In the days leading up to his visit to Washington, D.C., Mexican President Felipe Calderón expressed increasing frustration with comments made by U.S. diplomats in Mexico (made public by WikiLeaks) noting colorfully that “Embajadores le echan mucha crema a sus tacos.” In other words, the assertions made in U.S. diplomatic cables were exaggerated at best and at worst patently untrue.  A week later, Presidents Calderón and Obama sat down at the White House and Calderón returned home with a trucking deal in his pocket.  This is no small accomplishment since over 70% of cross border trade (valued at about US$400 billion in 2010) is moved by truck.

Mexico and the U.S. have been arguing over implementation of the NAFTA trucking provisions for nearly two decades.  In a nutshell, under NAFTA, the U.S. was to give Mexican long-haul trucks access to four U.S. border states in 1995 and full access throughout the United States in 2000.  Citing safety and environmental concerns, the U.S. refused to implement these provisions.    In an effort to resolve the dispute, in 2007, the Bush Administration launched a pilot project granting Mexican trucks from 100 transport companies access to U.S. highways.  However, in 2009, Congress abruptly terminated the project which led to Mexico imposing retaliatory tariffs on a wide range of U.S. exports to Mexico.

Under the new agreement (perhaps more accurately termed a ‘path to an agreement’), announced March 3, 2011, Mexico will suspend 50% of its retaliatory tariffs when the final agreement is reached and when the first Mexican truck is granted operating authority, it will suspend the remaining 50%.

What concrete impact does this deal have on business?

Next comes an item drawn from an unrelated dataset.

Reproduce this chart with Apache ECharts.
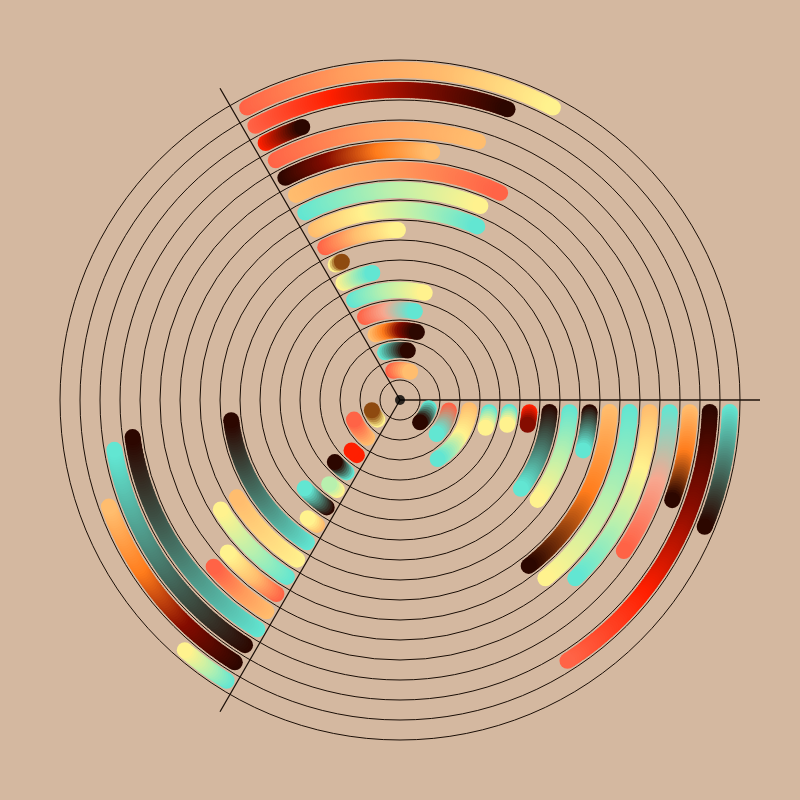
<!DOCTYPE html>
<html><head><meta charset="utf-8">
<script src="https://cdn.jsdelivr.net/npm/echarts/dist/echarts.min.js"></script>
<style>html,body{margin:0;padding:0;background:#d4b8a0}#c{width:800px;height:800px}</style>
</head><body><div id="c"></div><script>
// ring index (1 = innermost ring band, 16 = outermost)
const rings = [1,2,3,4,5,6,7,8,9,10,11,12,13,14,15,16];
// angles in degrees, measured clockwise from 3 o'clock
const rightStart = [16,12,8.4,7.8,6.3,5.4,4.6,4.1,3.7,3.3,3,2.8,2.6,2.4,2.2,2.1];
const rightEnd   = [48,43,57.5,18,13,11,36.3,36,15.4,52.2,50.8,45.5,34,20.2,57.3,22.6];
const leftStart  = [139,131,128,126.4,125,124.3,123.6,123.2,122.8,122.6,122.5,122.3,121.9,122.3,122.2,121.7];
const leftEnd    = [160,157,133.8,136.4,130.1,137.2,128,173.2,149.2,148.6,138.5,138.2,172.1,170.1,159.9,130.7];
const topStart   = [257,252.6,249.5,247.1,245.3,244.2,244.6,243.9,243.7,243.2,243.1,242.7,242.6,242.4,242.2,242.4];
const topEnd     = [289.7,279,284,279.5,283,257.7,247.2,269.3,294,292.5,295.8,277.4,286.8,250.3,290.3,297.6];
// colour stops along each arc (palette keys), start -> end
const rightColors = [
  ['TQ','DK'],['CO','TQ'],['LO','YE','TQ'],['TQ','YE'],['TQ','YE'],['RD','DR'],
  ['DK','TQ'],['TQ','LG','YE'],['DK','TQ'],['LO','OR','DK'],['TQ','LG','YE'],
  ['LO','YE','LG','TQ'],['TQ','PE','CO'],['LO','OR','DK'],['DK','DR','RD','CO'],['TQ','DK']
];
const leftColors = [
  ['YE','BR'],['LO','CO'],['RD','RD'],['TQ','DK'],['YE','LG'],['DK','TQ'],
  ['LO','YE'],['TQ','DK'],['YE','LO'],['TQ','LG','YE'],['CO','LO','YE'],
  ['LO','OA','CO'],['TQ','DK'],['DK','TQ'],['DK','DR','OR','LO'],['TQ','LG','YE']
];
const topColors = [
  ['CO','LO'],['TQ','DK'],['LO','OR','DR','DK'],['CO','PE','TQ'],['TQ','LG','YE'],['YE','TQ'],
  ['YE','BR'],['CO','LO','YE'],['LO','YE','LG','TQ'],['TQ','LG','YE'],['LO','OA','CO'],
  ['DK','DR','OR','LO'],['CO','OA','LO'],['RD','DK'],['CO','RD','DR','DK'],['CO','OA','LO','YE']
];

// ---- styles ----
const palette = {
  DK:'#2c0700', DR:'#850c00', RD:'#ff1f00', CO:'#ff6346', OA:'#ff9c5c', OR:'#ff7c1c',
  LO:'#ffbd6e', YE:'#fff28e', LG:'#b8f0ae', TQ:'#62e6d2', PE:'#f7a890', BR:'#8e4a10'
};
const DOT_R = 8;
const STEP_PX = 2.5;

function hex2rgb(h){return [parseInt(h.slice(1,3),16),parseInt(h.slice(3,5),16),parseInt(h.slice(5,7),16)];}
function mix(stops,t){
  if(stops.length===1) return stops[0];
  const s=t*(stops.length-1); let i=Math.floor(s); if(i>=stops.length-1) i=stops.length-2;
  const f=s-i, a=hex2rgb(stops[i]), b=hex2rgb(stops[i+1]);
  return 'rgb('+a.map((v,j)=>Math.round(v+(b[j]-v)*f)).join(',')+')';
}

const arcData = [], arcStops = [];
[[rightStart,rightEnd,rightColors],[leftStart,leftEnd,leftColors],[topStart,topEnd,topColors]].forEach(([s,e,c])=>{
  rings.forEach((k,i)=>{ arcData.push([k+0.5, s[i], e[i]]); arcStops.push(c[i].map(n=>palette[n])); });
});

function renderItem(params, api){
  const rv=api.value(0), a0=api.value(1), a1=api.value(2);
  const stops=arcStops[params.dataIndex];
  const c=api.coord([0,0]), p=api.coord([rv,a0]);
  const rpx=Math.hypot(p[0]-c[0],p[1]-c[1]);
  const len=rpx*Math.abs(a1-a0)*Math.PI/180;
  const n=Math.max(2,Math.ceil(len/STEP_PX)+1);
  const children=[];
  for(let i=0;i<n;i++){
    const t=i/(n-1);
    const pt=api.coord([rv,a0+(a1-a0)*t]);
    children.push({type:'circle',shape:{cx:pt[0],cy:pt[1],r:DOT_R},style:{fill:mix(stops,t)}});
  }
  return {type:'group',children};
}

const chart = echarts.init(document.getElementById('c'), null, {renderer:'canvas'});
chart.setOption({
  backgroundColor:'#d4b8a0',
  animation:false,
  polar:[{center:['50%','50%'],radius:340},{center:['50%','50%'],radius:360}],
  radiusAxis:[
    {polarIndex:0,type:'value',min:0,max:17,interval:1,axisLine:{show:false},axisTick:{show:false},axisLabel:{show:false},
     splitLine:{show:true,lineStyle:{color:'#1a0e06',width:1}}},
    {polarIndex:1,type:'value',min:0,max:1,show:false}
  ],
  angleAxis:[
    {polarIndex:0,type:'value',min:0,max:360,startAngle:0,clockwise:true,axisLine:{show:false},axisTick:{show:false},axisLabel:{show:false},splitLine:{show:false}},
    {polarIndex:1,type:'value',min:0,max:360,interval:120,startAngle:0,clockwise:true,axisLine:{show:false},axisTick:{show:false},axisLabel:{show:false},
     splitLine:{show:true,lineStyle:{color:'#1e120a',width:1.3}}}
  ],
  series:[
    {type:'custom',coordinateSystem:'polar',polarIndex:0,renderItem:renderItem,data:arcData,silent:true},
    {type:'scatter',coordinateSystem:'polar',polarIndex:0,data:[[0,0]],symbolSize:10,itemStyle:{color:'#000'},silent:true,z:5}
  ]
});
</script></body></html>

  • Recouping Lost Market Share and Lost Jobs: Since March 2009, over US$2.4 billion worth of U.S. exports to Mexico have faced tariffs ranging from 10% – 45% covering a variety of agricultural products, home appliances, consumer products and paper from 43 U.S. states.  Not only have exports suffered but the dispute has claimed an estimated 25,600 jobs in the United States.  Elimination of the retaliatory tariffs will make U.S. products competitive again allowing companies to recoup market share and jobs lost due to the dispute.
  • Lessening the Logistics Burden:  Currently, any product crossing the U.S. – Mexican border is handled by no less than three transport operations – one on the Mexican side, one on the U.S. side and one in the middle (to off-load from one country and move it across the border for subsequent pick up.)  The agreement will allow for door-to-door delivery of goods in both Mexico and the U.S. greatly increasing efficiency and reducing costs for importers and exporters on both sides of the border.
  • Decreasing Consumer Costs:  Enhanced border efficiency and the elimination of retaliatory tariffs should translate into lower costs for consumers.  It is estimated that the trucking dispute has increased costs to American consumers by an estimated US$2.2 billion.

Next steps – the “path” agreed to on March 3rd now must be ironed out and turned into a firm agreement.  Once this is done, Congress gets into the act.  Let’s hope that Congress realizes that Mexico is the United States’ 2nd largest export market and that U.S. trade with Mexico supports approximately 1 million U.S. jobs.  If not, Mexico is likely to refreshen its list of products for a new round of retaliatory tariffs.